State park in Rutland, Massachusetts, USA

Rutland State Park is a 300-acre (121ha) recreation area located in the town of Rutland, Massachusetts, United States. The park is managed by the Massachusetts Department of Conservation and Recreation (DCR). Much of the conservation land abutting the park is colloquially referred to as Rutland State Park, including Barre Falls and parts of Oakham and Hubbardston.

== Activities and Amenities ==
Amenities include picnic areas and a picnic pavilion, restrooms, grills, a freshwater beach and boat ramp at Whitehall Pond. The park is designated for day use, camping is prohibited.

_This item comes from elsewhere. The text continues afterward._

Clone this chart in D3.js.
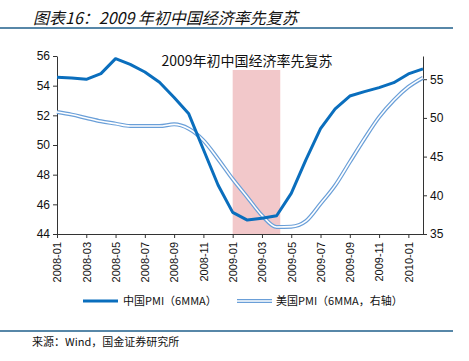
<!DOCTYPE html>
<html>
<head>
<meta charset="utf-8">
<script src="https://cdn.jsdelivr.net/npm/d3@7"></script>
<style>
  body { margin: 0; background: #fff; }
  svg { display: block; }
</style>
</head>
<body>
<svg id="chart" width="469" height="361"></svg>
<script>
// months shown on x axis
const months = ["2008-01","2008-02","2008-03","2008-04","2008-05","2008-06","2008-07","2008-08","2008-09","2008-10","2008-11","2008-12",
  "2009-01","2009-02","2009-03","2009-04","2009-05","2009-06","2009-07","2009-08","2009-09","2009-10","2009-11","2009-12",
  "2010-01","2010-02"];
// China PMI 6MMA (left axis)
const chinaPMI = [54.57, 54.52, 54.43, 54.81, 55.82, 55.44, 54.92, 54.23, 53.2, 52.1, 49.7, 47.3,
  45.46, 44.94, 45.06, 45.23, 46.74, 49.0, 51.1, 52.43, 53.3, 53.6, 53.87, 54.2, 54.79, 55.13];
// US PMI 6MMA (right axis)
const usPMI = [50.77, 50.43, 49.99, 49.56, 49.26, 48.95, 48.95, 48.95, 49.17, 48.6, 47.1, 44.7,
  42.1, 39.76, 37.4, 35.9, 35.95, 36.66, 38.9, 41.28, 44.3, 47.3, 50.1, 52.28, 54.0, 55.2];
const leftTicks = [44, 46, 48, 50, 52, 54, 56];
const rightTicks = [35, 40, 45, 50, 55];
const shadeMonths = ["2009-01", "2009-04"];

const svg = d3.select("#chart");
const margin = { top: 56, left: 57, right: 46, bottom: 127 };
const width = 469, height = 361;

// header
svg.append("text")
    .attr("x", 33).attr("y", 24)
    .style("font-family", "'Noto Sans CJK SC', sans-serif")
    .style("font-style", "italic")
    .style("font-size", "16px")
    .style("fill", "#111")
    .text("图表16：2009 年初中国经济率先复苏");
svg.append("line")
    .attr("x1", 0).attr("x2", 453).attr("y1", 28).attr("y2", 28)
    .attr("stroke", "#1f5f8b").attr("stroke-width", 1.5);

var x = d3.scalePoint()
    .domain(months)
    .range([margin.left, width - margin.right]);
var yL = d3.scaleLinear().domain([44, 56]).range([234, margin.top]);
var yR = d3.scaleLinear().domain([35, 58]).range([234, margin.top]);

// shaded period
const step = x.step();
svg.append("rect")
    .attr("x", x(shadeMonths[0]))
    .attr("y", 70)
    .attr("width", x(shadeMonths[1]) + step * 0.25 - x(shadeMonths[0]))
    .attr("height", 234 - 70)
    .attr("fill", "#f2c8ca");

// axes
const tickMonths = months.filter((d, i) => i % 2 === 0);
const gx = svg.append("g")
    .attr("transform", "translate(0,234)")
    .call(d3.axisBottom(x).tickValues(tickMonths).tickSize(4).tickSizeOuter(0));
gx.selectAll("text")
    .attr("transform", "rotate(-90)")
    .attr("text-anchor", "end")
    .attr("x", -8).attr("y", 0).attr("dy", "0.35em")
    .style("font-family", "Arial, 'Liberation Sans', sans-serif")
    .style("font-size", "11px").style("fill", "#111");

const gl = svg.append("g")
    .attr("transform", `translate(${margin.left},0)`)
    .call(d3.axisLeft(yL).tickValues(leftTicks).tickSize(4).tickSizeOuter(0));
gl.selectAll("text")
    .style("font-family", "Arial, 'Liberation Sans', sans-serif")
    .style("font-size", "12px").style("fill", "#111");

const gr = svg.append("g")
    .attr("transform", `translate(${width - margin.right},0)`)
    .call(d3.axisRight(yR).tickValues(rightTicks).tickSize(4).tickSizeOuter(0));
gr.selectAll("text")
    .style("font-family", "Arial, 'Liberation Sans', sans-serif")
    .style("font-size", "12px").style("fill", "#111");
svg.selectAll(".domain, .tick line").attr("stroke", "#333");

// US line: double stroke, smoothed
const usLine = d3.line()
    .x((d, i) => x(months[i]))
    .y(d => yR(d))
    .curve(d3.curveMonotoneX);
svg.append("path").datum(usPMI)
    .attr("d", usLine).attr("fill", "none")
    .attr("stroke", "#6a9fd8").attr("stroke-width", 4);
svg.append("path").datum(usPMI)
    .attr("d", usLine).attr("fill", "none")
    .attr("stroke", "#fff").attr("stroke-width", 1.6);

// China line
const cnLine = d3.line()
    .x((d, i) => x(months[i]))
    .y(d => yL(d));
svg.append("path").datum(chinaPMI)
    .attr("d", cnLine).attr("fill", "none")
    .attr("stroke", "#0a6ebd").attr("stroke-width", 3)
    .attr("stroke-linejoin", "round");

// inner title
svg.append("text")
    .attr("x", 247).attr("y", 66)
    .attr("text-anchor", "middle")
    .style("font-family", "'Noto Sans CJK SC', sans-serif")
    .style("font-size", "14px").style("fill", "#111")
    .text("2009年初中国经济率先复苏");

// legend
const legend = svg.append("g").style("font-family", "'Noto Sans CJK SC', sans-serif").style("font-size", "11px");
legend.append("line").attr("x1", 83).attr("x2", 118).attr("y1", 301).attr("y2", 301)
    .attr("stroke", "#0a6ebd").attr("stroke-width", 3);
legend.append("text").attr("x", 123).attr("y", 305).style("fill", "#111").text("中国PMI（6MMA）");
legend.append("line").attr("x1", 237).attr("x2", 272).attr("y1", 301).attr("y2", 301)
    .attr("stroke", "#6a9fd8").attr("stroke-width", 4);
legend.append("line").attr("x1", 237).attr("x2", 272).attr("y1", 301).attr("y2", 301)
    .attr("stroke", "#fff").attr("stroke-width", 1.6);
legend.append("text").attr("x", 276).attr("y", 305).style("fill", "#111").text("美国PMI（6MMA，右轴）");

// footer
svg.append("line")
    .attr("x1", 0).attr("x2", 453).attr("y1", 331).attr("y2", 331)
    .attr("stroke", "#1f5f8b").attr("stroke-width", 1.5);
svg.append("text")
    .attr("x", 32).attr("y", 346)
    .style("font-family", "'Noto Sans CJK SC', sans-serif")
    .style("font-size", "11px").style("fill", "#111")
    .text("来源：Wind，国金证券研究所");
</script>
</body>
</html>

The park has trails suitable for hiking, cycling, horseback riding, cross country skiing, and mountain biking. The parks trail system incorporates dirt roads predating the areas use as a park; these roads are often in poor condition for vehicular traffic, but offer wide, clear, relatively flat pathways for walking, horseback riding, and cycling.

Rutland State Park is directly connected to two long-distance trails-- the Massachusetts Central Rail Trail and the Midstate Trail. The Massachusetts Central Rail Trail passes through the southern end of the park, the Midstate Trail passes through the western edge of the park.

The park is suitable for birding. It is home to a variety of bird species, including great horned owl, barred owl, northern saw-whet owl, American woodcock, red tailed hawk, ruffled grouse, American kestrel, scarlet tanager, indigo bunting, and goldfinch.

Swimming, boating, and fishing are permitted at Whitehall Pond; motorized boats are prohibited. The pond is stocked with trout in April and May. Bass, pickerel, yellow perch, and bluegills are among the fish species present in Whitehall Pond. Aquatic invasive species are present in Whitehall Pond; efforts to remove invasive aquatic species are being managed by DCR. Whitehall Pond features shallow waters, with a maximum depth of approximately 5 feet (1.5m).

Hunting is permitted seasonally within the park.